Ah, it’s spring at last! But for some people, they’re not saying “ah”: They’re saying “achoo!” as allergy season kicks into high gear. At this time of year, there’s plenty of pollen in the air, but that’s not the only cause of people’s sneezes. In fact, one of the biggest sources of allergen exposure is probably right under your feet: your carpet. Rugs act like sponges, providing a comfy home for dust and dust mites, dander, pollen, and even mold. You don’t necessarily have to rip up all of your wall-to-wall carpeting to find relief, though. Instead, follow my advice to keep the rug from ruining your health.
Vacuum, Vacuum, Vacuum
You might vacuum the carpets once a week, but if you have severe allergies, that might not be enough.
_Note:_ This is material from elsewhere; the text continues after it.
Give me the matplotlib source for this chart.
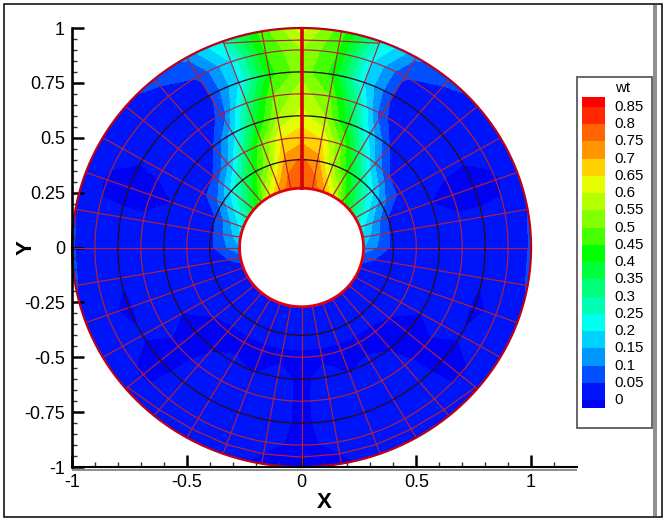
import matplotlib
matplotlib.use('Agg')
import matplotlib.pyplot as plt
import numpy as np
from matplotlib.patches import Rectangle

plt.rcParams['font.family'] = ['Liberation Sans', 'DejaVu Sans']

W, H = 667, 521

# ring radii of the mesh
radii = [0.27, 0.4, 0.5, 0.6, 0.7, 0.8, 0.9, 1.0]
# angle from the top, right half only, left half is the mirror image
angles = [0, 10, 20, 30, 40, 50, 60, 70, 80, 90, 100, 110, 120, 130, 140, 150, 160, 170, 180]

wt_r027 = [.79, .78, .72, .62, .48, .38, .29, .23, .19, .15, .07, .035, .02, .02, .02, .02, .02, .02, .02]
wt_r040 = [.76, .72, .55, .43, .31, .21, .12, .05, .035, .035, .02, .02, .02, .02, .02, .02, .02, .02, .02]
wt_r050 = [.68, .65, .50, .31, .14, .05, .03, .02, .02, .02, .02, .02, .02, -.002, -.01, -.01, -.01, -.01, -.01]
wt_r060 = [.62, .55, .38, .18, .045, .02, .01, .0, .02, .02, .02, .02, .0, -.01, -.002, .005, -.002, .015, -.01]
wt_r070 = [.58, .50, .30, .06, .02, .02, .005, -.01, .005, .015, .02, .02, .015, -.01, .005, .02, .01, .02, -.01]
wt_r080 = [.53, .43, .20, .045, .02, .02, .002, -.01, .005, .015, .002, -.005, .002, -.01, .01, .02, .02, .02, -.01]
wt_r090 = [.55, .45, .20, .052, .035, .02, .01, -.005, .005, .015, .005, .005, .01, -.005, .01, .015, .002, .01, -.01]
wt_r100 = [.62, .47, .26, .11, .06, .04, .02, .02, .05, .055, .055, .03, .02, .02, .02, .02, .02, -.01, -.01]

levels = [-.05, 0, .05, .1, .15, .2, .25, .3, .35, .4, .45, .5, .55, .6, .65, .7, .75, .8, .85, .95]
band_colors = ['#0000f2', '#0014fa', '#0050ff', '#0096ff', '#00d2ff', '#00fff0', '#00ffb4', '#00ff78',
               '#00ff3c', '#00ff00', '#46ff00', '#82ff00', '#b4ff00', '#e6ff00', '#ffd200', '#ff9600',
               '#ff6400', '#ff2800', '#ff0000']
label_levels = [0, .05, .1, .15, .2, .25, .3, .35, .4, .45, .5, .55, .6, .65, .7, .75, .8, .85]
label_text = ['0', '0.05', '0.1', '0.15', '0.2', '0.25', '0.3', '0.35', '0.4', '0.45', '0.5', '0.55',
              '0.6', '0.65', '0.7', '0.75', '0.8', '0.85']


def px_box(x0, y0, x1, y1):
    # pixel box (y downwards) to figure fractions
    return [x0 / W, 1 - y1 / H, (x1 - x0) / W, (y1 - y0) / H]


def fig_rect(x0, y0, x1, y1, **kw):
    b = px_box(x0, y0, x1, y1)
    fig.add_artist(Rectangle((b[0], b[1]), b[2], b[3], transform=fig.transFigure, **kw))


half = np.array([wt_r027, wt_r040, wt_r050, wt_r060, wt_r070, wt_r080, wt_r090, wt_r100])
z = np.hstack([half, half[:, -2::-1]])
th = np.radians(np.arange(z.shape[1]) * 10.0)
r = np.array(radii)
X = np.outer(r, np.sin(th))
Y = np.outer(r, np.cos(th))

fig = plt.figure(figsize=(W / 100, H / 100), dpi=100)
ax = fig.add_axes(px_box(72, 28, 577, 467))
ax.contourf(X, Y, z, levels=levels, colors=band_colors, corner_mask=False)
ax.set_xlim(-1, 1.2)
ax.set_ylim(-1, 1)

# mesh lines
grid_red = '#b4203c'
grid_black = '#2c0a1e'
t = np.linspace(0, 2 * np.pi, 361)
for a in th:
    if a == 0:
        continue
    ax.plot(r[[0, -1]] * np.sin(a), r[[0, -1]] * np.cos(a), color=grid_red, lw=0.85)
for rr in [.5, .7, .9]:
    ax.plot(rr * np.sin(t), rr * np.cos(t), color=grid_red, lw=0.85)
for rr in [.4, .6, .8]:
    ax.plot(rr * np.sin(t), rr * np.cos(t), color=grid_black, lw=0.95)

# extra partial arcs close to the rim
top_a = np.radians([-20, -10, 0, 10, 20])
top_r = np.array([.99, .955, .945, .955, .99])
ax.plot(top_r * np.sin(top_a), top_r * np.cos(top_a), color=grid_red, lw=0.85)
low_a = np.radians([130, 140, 150, 160, 170, 180, 190, 200, 210, 220, 230])
low_r = np.array([.99, .965, .955, .955, .955, .955, .955, .955, .955, .965, .99])
ax.plot(low_r * np.sin(low_a), low_r * np.cos(low_a), color=grid_red, lw=0.85)

ax.plot(np.sin(t), np.cos(t), color='#b8001c', lw=1.6, clip_on=False)
ax.plot(.27 * np.sin(t), .27 * np.cos(t), color='#e00010', lw=2.0)
ax.plot([0, 0], [.27, 1], color='#d4000c', lw=2.6)

# axes
for s in ['top', 'right']:
    ax.spines[s].set_visible(False)
ax.spines['left'].set_linewidth(1.9)
ax.spines['bottom'].set_linewidth(1.5)
ax.set_xticks([-1, -.5, 0, .5, 1])
ax.set_xticklabels(['-1', '-0.5', '0', '0.5', '1'])
ax.set_yticks([-1, -.75, -.5, -.25, 0, .25, .5, .75, 1])
ax.set_yticklabels(['-1', '-0.75', '-0.5', '-0.25', '0', '0.25', '0.5', '0.75', '1'])
ax.set_xticks(np.arange(-1, 1.15, .1), minor=True)
ax.set_yticks(np.arange(-1, 1.01, .05), minor=True)
ax.tick_params(which='major', direction='in', length=8.5, width=1.8, labelsize=13, pad=5)
ax.tick_params(which='minor', direction='in', length=3.6, width=1.0, color='#303030')
ax.set_xlabel('X', fontsize=16, fontweight='bold', labelpad=1)
ax.set_ylabel('Y', fontsize=16, fontweight='bold', labelpad=-9)

# page frame and grey strips
fig_rect(3.5, 4, 662, 516.5, fill=False, ec='black', lw=1.1)
fig_rect(653, 5, 657, 516, fc='#909090', ec='none')
fig_rect(72, 468.5, 577, 471, fc='#909090', ec='none')

# legend
fig_rect(577, 77, 652, 428, fc='white', ec='#666666', lw=1.4)
cax = fig.add_axes(px_box(582, 97, 605, 408), zorder=5)
cax.pcolormesh([0, 1], levels, np.arange(len(band_colors)).reshape(-1, 1),
               cmap=matplotlib.colors.ListedColormap(band_colors))
cax.set_xlim(0, 1)
cax.set_ylim(-.023, .879)
cax.axis('off')
for v, s in zip(label_levels, label_text):
    cax.text(1.42, v, s, fontsize=10.8, va='center', ha='left', clip_on=False)
cax.text(1.42, .905, 'wt', fontsize=10.8, va='center', ha='left', clip_on=False)

fig.savefig('out.png', dpi=100)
First off, make sure you’re using a vacuum with a HEPA filter that will trap allergens. Then, try increasing the frequency of your vacuuming; you might even need to make this a daily chore. But hey, it’s better to spend a few minutes every day pushing the vacuum around than to spend the whole day sniffling, right?
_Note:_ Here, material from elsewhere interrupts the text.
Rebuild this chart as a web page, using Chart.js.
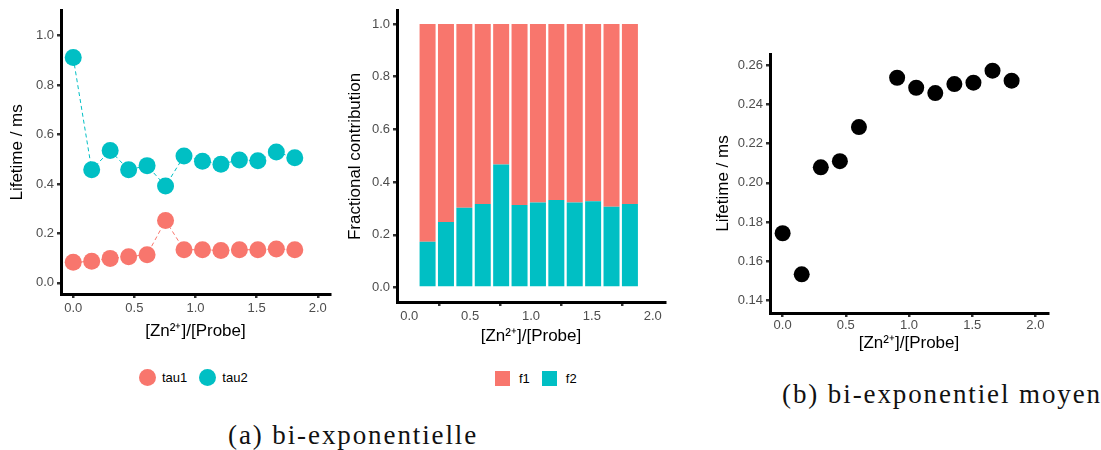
<!DOCTYPE html>
<html>
<head>
<meta charset="utf-8">
<script src="https://cdn.jsdelivr.net/npm/chart.js"></script>
<style>
  * { margin: 0; padding: 0; box-sizing: border-box; }
  body { width: 1101px; height: 450px; background: #fff; position: relative; overflow: hidden;
         font-family: 'Liberation Sans', Arial, sans-serif; }
  canvas { position: absolute; }
  #c1 { left: 0; top: 0; }
  #c2 { left: 340px; top: 0; }
  #c3 { left: 700px; top: 30px; }

  /* legends */
  .legend { position: absolute; display: flex; align-items: center; font-size: 13px; color: #000; }
  .legend .key { display: inline-block; width: 17px; height: 17px; margin-right: 6px; }
  .legend .dot { border-radius: 50%; }
  .legend .item { display: flex; align-items: center; margin-right: 12px; }
  #leg1 { left: 139px; top: 369px; }
  #leg2 { left: 495px; top: 371px; }
  #leg2 .key { width: 15px; height: 15px; margin-right: 9px; }

  /* captions */
  .caption { position: absolute; font-family: 'Liberation Serif', 'DejaVu Serif', serif;
             font-size: 27px; line-height: 27px; letter-spacing: 1.9px; color: #111; white-space: nowrap; }
  #capA { left: 228px; top: 422px; }
  #capB { left: 782px; top: 381px; }
</style>
</head>
<body>
<canvas id="c1" width="340" height="345"></canvas>
<canvas id="c2" width="340" height="350"></canvas>
<canvas id="c3" width="400" height="330"></canvas>

<div class="legend" id="leg1">
  <div class="item"><span class="key dot" style="background:#F8766D"></span>tau1</div>
  <div class="item"><span class="key dot" style="background:#00BFC4"></span>tau2</div>
</div>
<div class="legend" id="leg2">
  <div class="item"><span class="key" style="background:#F8766D"></span>f1</div>
  <div class="item"><span class="key" style="background:#00BFC4"></span>f2</div>
</div>

<div class="caption" id="capA">(a) bi-exponentielle</div>
<div class="caption" id="capB">(b) bi-exponentiel moyen</div>

<script>
  // Data
  const ratio = [0, 0.151, 0.302, 0.453, 0.604, 0.755, 0.906, 1.057, 1.208, 1.359, 1.510, 1.661, 1.812];
  const tau1 = [0.083, 0.087, 0.099, 0.106, 0.114, 0.252, 0.134, 0.134, 0.131, 0.134, 0.134, 0.137, 0.134];
  const tau2 = [0.911, 0.457, 0.535, 0.457, 0.474, 0.392, 0.513, 0.492, 0.480, 0.497, 0.494, 0.529, 0.506];

  const barRatio = [0.151, 0.302, 0.453, 0.604, 0.755, 0.906, 1.057, 1.208, 1.359, 1.510, 1.661, 1.812];
  const f1 = [0.826, 0.751, 0.697, 0.683, 0.533, 0.687, 0.677, 0.668, 0.677, 0.673, 0.694, 0.683];
  const f2 = [0.174, 0.249, 0.303, 0.317, 0.467, 0.313, 0.323, 0.332, 0.323, 0.327, 0.306, 0.317];

  const meanRatio = [0, 0.151, 0.302, 0.453, 0.604, 0.906, 1.057, 1.208, 1.359, 1.510, 1.661, 1.812];
  const tauMean = [0.1743, 0.1534, 0.2079, 0.2110, 0.2284, 0.2535, 0.2484, 0.2457, 0.2503, 0.2510, 0.2571, 0.2520];

  const xTicks = [0, 0.5, 1.0, 1.5, 2.0];
  const yTicksA = [0, 0.2, 0.4, 0.6, 0.8, 1.0];
  const yTicksMean = [0.14, 0.16, 0.18, 0.20, 0.22, 0.24, 0.26];

  const RED = '#F8766D';
  const TEAL = '#00BFC4';
  const xLabel = '[Zn\u00B2\u207A]/[Probe]';

  Chart.defaults.font.family = "'Liberation Sans', Arial, sans-serif";
  Chart.defaults.animation = false;

  const pts = (xs, ys) => xs.map((x, i) => ({ x: x, y: ys[i] }));

  // ggplot-like axis: thick black line, small dark ticks, grey labels
  function axis(opts) {
    return {
      type: 'linear',
      min: opts.min, max: opts.max,
      offset: false,
      stacked: opts.stacked || false,
      grid: { drawOnChartArea: false, drawTicks: true, tickLength: 4, color: '#333', lineWidth: 2.5 },
      border: { display: true, color: '#000', width: 3 },
      ticks: {
        color: '#4d4d4d', font: { size: 13 }, padding: opts.pad, maxRotation: 0, autoSkip: false,
        callback: v => v.toFixed(opts.digits)
      },
      title: { display: true, text: opts.title, color: '#000', font: { size: 17 }, padding: 0 },
      afterBuildTicks: s => { s.ticks = opts.ticks.map(v => ({ value: v })); },
      afterFit: s => { if (opts.width) s.width = opts.width; if (opts.height) s.height = opts.height; }
    };
  }

  const common = {
    responsive: false,
    plugins: { legend: { display: false }, tooltip: { enabled: false } },
    events: []
  };

  // (a) left: tau1 / tau2
  new Chart(document.getElementById('c1'), {
    type: 'scatter',
    data: {
      datasets: [
        { label: 'tau1', data: pts(ratio, tau1), showLine: true, borderColor: RED, borderWidth: 1,
          borderDash: [4, 3], backgroundColor: RED, pointRadius: 8.5, pointBorderWidth: 0 },
        { label: 'tau2', data: pts(ratio, tau2), showLine: true, borderColor: TEAL, borderWidth: 1,
          borderDash: [4, 3], backgroundColor: TEAL, pointRadius: 8.5, pointBorderWidth: 0 }
      ]
    },
    options: Object.assign({}, common, {
      layout: { padding: { left: 7, top: 10, right: 10, bottom: 3 } },
      scales: {
        x: axis({ min: -0.1, max: 2.1, ticks: xTicks, digits: 1, title: xLabel, height: 48, pad: 3 }),
        y: axis({ min: -0.045, max: 1.1, ticks: yTicksA, digits: 1, title: 'Lifetime / ms', width: 54, pad: 3 })
      }
    })
  });

  // (a) middle: fractional contribution
  new Chart(document.getElementById('c2'), {
    type: 'bar',
    data: {
      datasets: [
        { label: 'f2', data: pts(barRatio, f2), backgroundColor: TEAL },
        { label: 'f1', data: pts(barRatio, f1), backgroundColor: RED }
      ]
    },
    options: Object.assign({}, common, {
      barPercentage: 0.87,
      categoryPercentage: 1,
      layout: { padding: { left: 5, top: 10, right: 15, bottom: 3 } },
      scales: {
        x: axis({ min: -0.1, max: 2.1, ticks: xTicks, digits: 1, title: xLabel, height: 45, pad: 3, stacked: true }),
        y: axis({ min: -0.055, max: 1.05, ticks: yTicksA, digits: 1, title: 'Fractional contribution', width: 52, pad: 3, stacked: true })
      }
    })
  });

  // (b) right: mean lifetime
  new Chart(document.getElementById('c3'), {
    type: 'scatter',
    data: {
      datasets: [
        { label: 'tau', data: pts(meanRatio, tauMean), backgroundColor: '#000',
          pointRadius: 8, pointBorderWidth: 0 }
      ]
    },
    options: Object.assign({}, common, {
      layout: { padding: { left: 13, top: 24, right: 52, bottom: 6.5 } },
      scales: {
        x: axis({ min: -0.1, max: 2.1, ticks: xTicks, digits: 1, title: xLabel, height: 40.5, pad: 1 }),
        y: axis({ min: 0.1337, max: 0.2656, ticks: yTicksMean, digits: 2, title: 'Lifetime / ms', width: 57, pad: 3 })
      }
    })
  });
</script>
</body>
</html>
A Perfect Climate for Mold
Dry air in your home might dry out your sinuses, but if your home is too humid, it will be a welcoming place for mold to settle down and stay a while. If you’re allergic to mold, consider investing in a dehumidifier. Keep it running in your home, especially during the warm, damp spring and summer months. It’ll help keep mold from being able to put down roots in your carpet.
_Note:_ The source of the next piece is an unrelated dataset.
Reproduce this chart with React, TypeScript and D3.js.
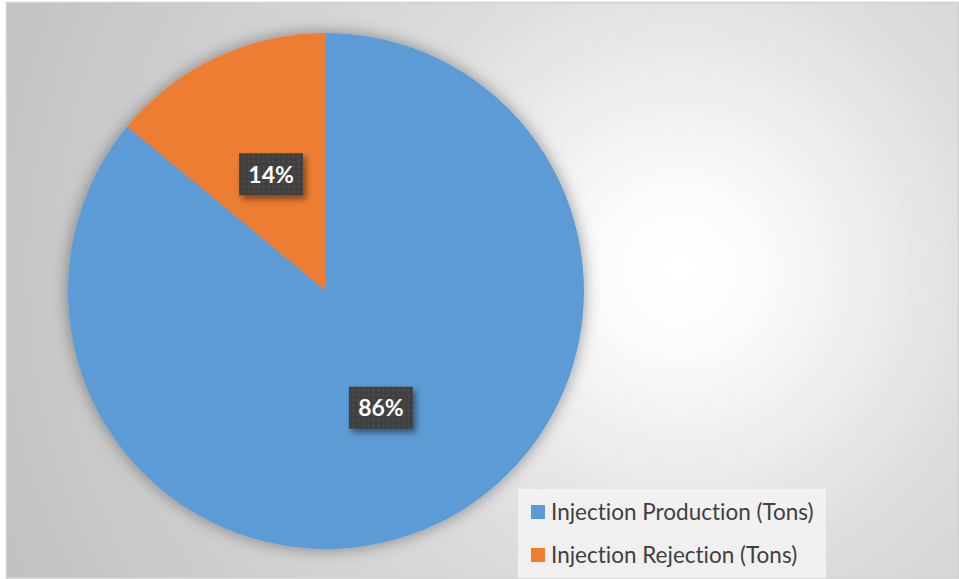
import React, { useEffect, useRef } from "react";
import * as d3 from "d3";

const categories = ["Injection Production (Tons)", "Injection Rejection (Tons)"];
const values = [86, 14];
const colors = ["#5B9BD5", "#ED7D31"];

const W = 959;
const H = 579;

export default function App() {
  const ref = useRef<SVGSVGElement | null>(null);

  useEffect(() => {
    document.body.style.margin = "0";
    const svg = d3.select(ref.current);
    svg.selectAll("*").remove();

    const defs = svg.append("defs");
    const bg = defs
      .append("radialGradient")
      .attr("id", "bg")
      .attr("gradientUnits", "userSpaceOnUse")
      .attr("cx", 680)
      .attr("cy", 270)
      .attr("r", 720);
    bg.append("stop").attr("offset", "0%").attr("stop-color", "#ffffff");
    bg.append("stop").attr("offset", "10%").attr("stop-color", "#fcfcfc");
    bg.append("stop").attr("offset", "45%").attr("stop-color", "#dcdcdc");
    bg.append("stop").attr("offset", "100%").attr("stop-color", "#c2c2c2");

    const shadow = defs.append("filter").attr("id", "pieShadow").attr("x", "-20%").attr("y", "-20%").attr("width", "140%").attr("height", "140%");
    shadow.append("feDropShadow").attr("dx", 0).attr("dy", 0).attr("stdDeviation", 8).attr("flood-color", "#000").attr("flood-opacity", 0.4);

    const lblShadow = defs.append("filter").attr("id", "lblShadow").attr("x", "-30%").attr("y", "-30%").attr("width", "160%").attr("height", "170%");
    lblShadow.append("feDropShadow").attr("dx", 3).attr("dy", 4).attr("stdDeviation", 3).attr("flood-color", "#000").attr("flood-opacity", 0.45);

    const pat = defs.append("pattern").attr("id", "dots").attr("patternUnits", "userSpaceOnUse").attr("width", 5).attr("height", 5);
    pat.append("rect").attr("width", 5).attr("height", 5).attr("fill", "#404040");
    pat.append("circle").attr("cx", 2.5).attr("cy", 2.5).attr("r", 0.9).attr("fill", "#565656");

    svg.append("rect")
      .attr("x", 6.5).attr("y", 2.5).attr("width", 952).attr("height", 575.5)
      .attr("fill", "url(#bg)").attr("stroke", "#d0d0d0").attr("stroke-width", 1.5);

    const cx = 326, cy = 291, R = 258;
    const pie = d3.pie<number>().sort(null).value((d) => d);
    const arcs = pie(values);
    const arc = d3.arc<d3.PieArcDatum<number>>().innerRadius(0).outerRadius(R);
    const labelArc = d3.arc<d3.PieArcDatum<number>>().innerRadius(R * 0.5).outerRadius(R * 0.5);

    const g = svg.append("g").attr("transform", `translate(${cx},${cy})`);
    g.append("g").attr("filter", "url(#pieShadow)")
      .selectAll("path").data(arcs).enter().append("path")
      .attr("d", arc as any)
      .attr("fill", (_d, i) => colors[i]);

    const total = d3.sum(values);
    arcs.forEach((a) => {
      const [lx, ly] = labelArc.centroid(a);
      const lg = g.append("g").attr("transform", `translate(${lx},${ly})`);
      lg.append("rect")
        .attr("x", -32).attr("y", -21).attr("width", 64).attr("height", 42)
        .attr("fill", "url(#dots)").attr("filter", "url(#lblShadow)");
      lg.append("text")
        .attr("text-anchor", "middle").attr("dy", "0.36em")
        .attr("font-family", "Lato, 'Open Sans', sans-serif").attr("font-weight", "bold")
        .attr("font-size", 23).attr("fill", "#ffffff")
        .text(`${Math.round((a.value / total) * 100)}%`);
    });

    const leg = svg.append("g");
    leg.append("rect").attr("x", 518).attr("y", 489).attr("width", 308).attr("height", 89).attr("fill", "#f2f2f2").attr("opacity", 0.9);
    const ly = d3.scalePoint<string>().domain(categories).range([512, 555]);
    categories.forEach((c, i) => {
      const y = ly(c) as number;
      leg.append("rect").attr("x", 531).attr("y", y - 7).attr("width", 14).attr("height", 14).attr("fill", colors[i]);
      leg.append("text")
        .attr("x", 551).attr("y", y).attr("dy", "0.36em")
        .attr("font-family", "Lato, 'Open Sans', sans-serif").attr("font-size", 22.5)
        .style("font-variant-ligatures", "none")
        .attr("fill", "#404040").text(c);
    });
  }, []);

  return <svg ref={ref} width={W} height={H} style={{ display: "block", position: "absolute", left: 0, top: 0 }} />;
}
Don’t Just Vacuum: Clean the Carpet
You wouldn’t just brush your hair and call it clean, would you? (OK, maybe you would if your morning was just that hectic, but you wouldn’t if you had a choice.) Vacuuming won’t get your carpet entirely clean, either, though it certainly helps. It’s important to give all of the rugs in your house a thorough steam-cleaning a minimum of once a year to really scrub those fibers clean.
While you’re at it, if your cleaner has a wand attachment, use it to go over your upholstered furniture and throw pillows. Those can trap allergens, too, though not as much or as easily as your carpets do. Also, when you steam-clean the rugs, take down the curtains and throw them in the washer. Remember that while carpet fibers are the worst culprits, any fabric can hold onto things like dust mites and dander. That goes for your bedding, too, of course: It should go without saying that you should strip the bed and wash the sheets and pillowcases at least once a week and clean your matress at least once a year.